The DEBTOR'S testimony was honest and forthright. He testified that he moved in to the house intending to live there until circumstances required he leave, most likely because of the sale of the property. He made the house his residence and his "home," if only for a relatively brief period. It may be by a hair's breadth, but the DEBTOR'S intent is sufficient to qualify for the exemption. Under the facts of this case, this Court holds that the DEBTOR'S claim of homestead exemption is valid and proper and should be allowed.

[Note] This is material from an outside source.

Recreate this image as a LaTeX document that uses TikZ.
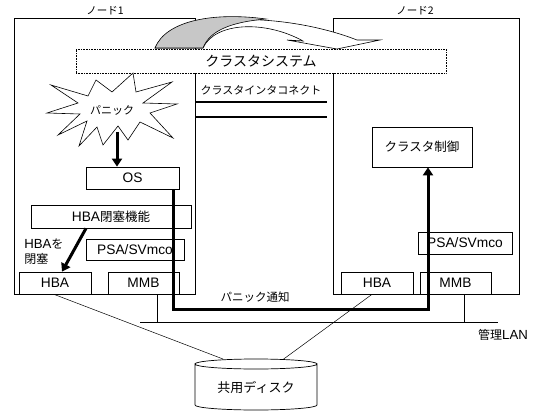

This Opinion constitutes this Court's findings of fact and conclusions of law in accordance with Federal Rule of Bankruptcy Procedure 7052. A separate Order will be entered.
ORDER
For the reasons stated in an Opinion filed this day, IT IS HEREBY ORDERED that the TRUSTEE'S Objection to DEBTOR'S Claim of Exemption is DENIED. The DEBTOR'S claim of homestead exemption in the amount of $7,500 in the real estate located at 1026 E. Behrends Avenue, Peoria, Illinois, is ALLOWED.